Buffer Overflows Are Real

With a fixed BUFFER_SIZE of 8192 bytes, I had to be careful about buffer overflows. Using sizeof(buffer) - 1 when receiving data and properly null-terminating strings became second nature. One typo using strcpy() instead of strncpy() could lead to security vulnerabilities.

HTTP Parsing Edge Cases

The HTTP specification has many edge cases I didn't initially consider:

What if there's no Content-Length header in a POST request?
What if the request is malformed with no \r\n\r\n delimiter?
What if the Content-Length value isn't a valid integer?

Each of these required adding defensive checks and returning proper 400 Bad Request responses.

The Debug Printf Dilemma

You'll notice the code has many printf() statements with "DEBUG:" prefixes. During development, these were invaluable for understanding the flow of data. In a production server, these would be replaced with a proper logging framework, but for learning purposes, seeing the raw data flow in the terminal was incredibly educational.

Concurrency (or Lack Thereof)

The biggest limitation of my current implementation is that it handles only one connection at a time with BACKLOG 1. While one client is being served, others must wait. The traditional solutions are:

Fork a new process for each connection (the Apache model)
Use threads with pthread
Implement non-blocking I/O with select/poll/epoll (the nginx model)

I plan to explore these approaches as the project evolves.

What's Next: Security Focus

The natural next step is adding TLS/SSL encryption, but I'm taking this further by building a security testing suite:

TLS 1.2/1.3 Implementation: Understanding encryption protocols from the ground up using OpenSSL or mbedTLS.

Security Scanner: A tool to scan web servers for common vulnerabilities (missing headers, outdated protocols, weak ciphers).

HTTP Fuzzer: Automated testing that sends malformed requests to find parsing bugs and potential crashes.

Vulnerability Analysis: Documentation of common web server vulnerabilities and how to prevent them.

The goal is to understand not just how to build a server, but how attackers might exploit one and how to defend against those attacks.

Key Takeaways

Building this HTTP server taught me more about networking in a week than years of using high-level frameworks:

Abstractions hide complexity. Express.js and Flask make web development easy, but they obscure the fundamental protocols. Understanding the foundation makes you a better developer at every level.

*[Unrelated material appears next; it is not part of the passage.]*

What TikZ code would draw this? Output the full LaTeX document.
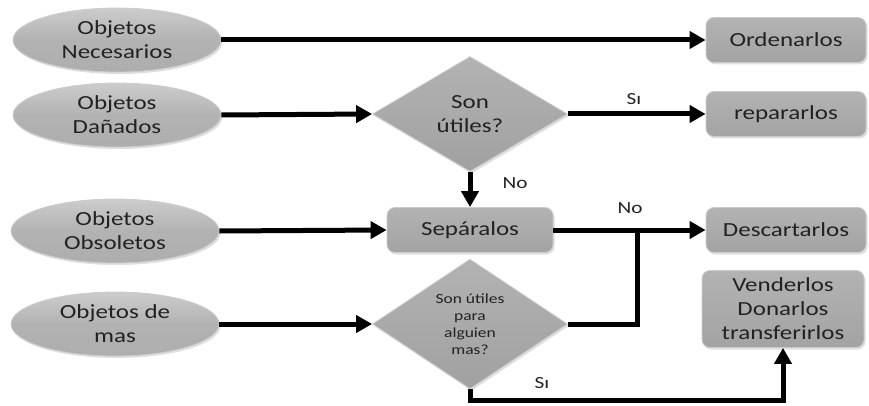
\documentclass[tikz,border=0pt]{standalone}
\usepackage{fontspec}
\setmainfont[FakeStretch=1.25]{Carlito}
\usetikzlibrary{shapes.geometric,arrows.meta,shadows}
\definecolor{txt}{HTML}{222222}
\tikzset{
  base/.style={inner sep=0pt, align=center, text=txt, font=\fontsize{20}{24}\selectfont,
    draw=gray!40, line width=0.8pt,
    drop shadow={opacity=0.25, shadow xshift=1.5pt, shadow yshift=-2pt}},
  source/.style={base, ellipse, minimum width=208pt, minimum height=64pt,
    top color=gray!40, bottom color=gray!64, middle color=gray!60},
  stepbox/.style={base, rectangle, rounded corners=8pt, minimum width=160pt, minimum height=45pt,
    top color=gray!60, bottom color=gray!72},
  decision/.style={base, diamond, minimum width=195pt, minimum height=115pt,
    top color=gray!60, bottom color=gray!74},
  flow/.style={line width=5pt, -{Triangle[length=16pt,width=17pt]}},
  plain/.style={line width=5pt},
  tag/.style={text=txt, font=\fontsize{17}{20}\selectfont, inner sep=0pt}
}
\begin{document}
\begin{tikzpicture}[x=1pt,y=-1pt]
\useasboundingbox (0,0) rectangle (869,406);

% left column: sources
\node[source] (nec) at (117,40)  {Objetos\\Necesarios};
\node[source] (dan) at (117,115) {Objetos\\Dañados};
\node[source] (obs) at (115,231) {Objetos\\Obsoletos};
\node[source] (mas) at (115,324) {Objetos de\\mas};

% middle column: decisions and separation
\node[decision] (util) at (470,114) {Son\\útiles?};
\node[stepbox, minimum width=166pt] (sep) at (470,230) {Sepáralos};
\node[decision, minimum height=118pt, font=\fontsize{14}{17}\selectfont] (alg) at (470,324)
  {Son útiles\\para\\alguien\\mas?};

% right column: outcomes
\node[stepbox] (ord) at (786,40)  {Ordenarlos};
\node[stepbox] (rep) at (786,114) {repararlos};
\node[stepbox] (des) at (786,230) {Descartarlos};
\node[stepbox, minimum width=162pt, minimum height=77pt] (ven) at (783,309)
  {Venderlos\\Donarlos\\transferirlos};

% junction points
\coordinate (jn) at (637,230);
\coordinate (bot) at (470,400);

% connectors
\draw[flow] (nec.east) -- (ord.west);
\draw[flow] (dan.east) -- (util.west);
\draw[flow] (util.east) -- (rep.west);
\draw[flow] (util.south) -- (sep.north);
\draw[flow] (obs.east) -- (sep.west);
\draw[flow] (sep.east) -- (des.west);
\draw[flow] (mas.east) -- (alg.west);
\draw[plain, line join=miter] (alg.east) -| (jn);
\draw[flow, line join=miter] (alg.south) -- (bot) -| (ven.south);

% branch labels
\node[tag] (si1) at (634,99)  {Sı};
\node[tag] (no1) at (515,183) {No};
\node[tag] (no2) at (630,208) {No};
\node[tag] (si2) at (542,383) {Sı};
\end{tikzpicture}
\end{document}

C demands precision. Every byte matters. Every pointer must be valid. Every buffer must be sized correctly. This discipline translates to better code in any language.

Network programming is asynchronous by nature. You can't assume data arrives all at once or in the order you expect.

Security starts at the design level. Every parsing decision, every buffer allocation, every user input is a potential vulnerability if not handled carefully.

Try It Yourself

If you're interested in learning network programming, I highly recommend building your own server. Start simple with a hello-world HTTP response, then gradually add features. The Beej's Guide to Network Programming is an excellent resource for learning socket programming in C.

The complete source code for this project is available on my GitHub, and I'll be documenting the security additions in future posts.

What low-level project are you working on? I'd love to hear about your experience in the comments below.

This is part of my journey into network security. Follow along as I add TLS encryption and build security testing tools on top of this foundation.

Top comments (2)

Youssef El Idrissi • Oct 11 • Edited

This was fun to read.

You picking a web server as a project is frankly a strategic choice because it's an intersection of multiple IT/CS fields, such as cryptography, OS, low-level programming even some networking.

I have a couple of notes to share that you might find a little bit useful.

In terms of Content-Length, there is a Header that isn't that famous called "Transfer-Encoding: chunked":

It could be used in an HTTP Request (by Clients) to send an unknown amount of data (aka no Content-Length is specified) - But this is very very rare.
It could be used in an HTTP Response (by Servers) to send an unknown amount of data, same thing as above but this one is used in SSE (Server-Sent Events)
"Partial-Encoding: chunked" is exactly what can make it possible to send real-time updates without using something like WebSockets, the downside is that it's unidirectional (because HTTP is a Request/Response protocol at the end of the day)

2- for TLS/SSL stuff, if you're that serious about it, I suggest that you Research PKI (Public Key Infrastructure), Digital Signatures, Hashing, Asymmetric and Symmetric encryption (at least just try to understand the concept behind them) and last but not least Digital Certificates (X.509), TLS is a combination of the technologies that I've mentioned, I know it's a lot but if you're taking a security approach in the future then I think it's pretty worth to know all these, they're very foundational. You could use a Note taking tool like "Obsidian" to logically structure the things you learn so that it doesn't become rote learning yk

3- If you're someone that loves to visualize the concepts that you learn or the systems that you build, then I would highly recommend using diagram tools such as Draw.io or excalidraw, I use draw.io myself, here's just an example of a diagram I made about an HTTP Header called "Connection", it has something to do with how TCP Connections are made and closed/remain opened:

It's not too pretty but you get the point, visuals/diagrams are the thing that could make you even more proud of any behind-the-scenes (backend) code that you develop, otherwise It's just text yk

I hope the yapping was not too excessive (I know it was), but yeah, I wish you good luck man

Ethan • Oct 12

Thank you so much for the insightful comment, and I'm glad you enjoyed the post! I'll read more into the HTTP chunked transfer encoding, as well as the TLS topics you mentioned.

Draw.io is such a cool tool! I'll have to use it for when I post about my TLS integration.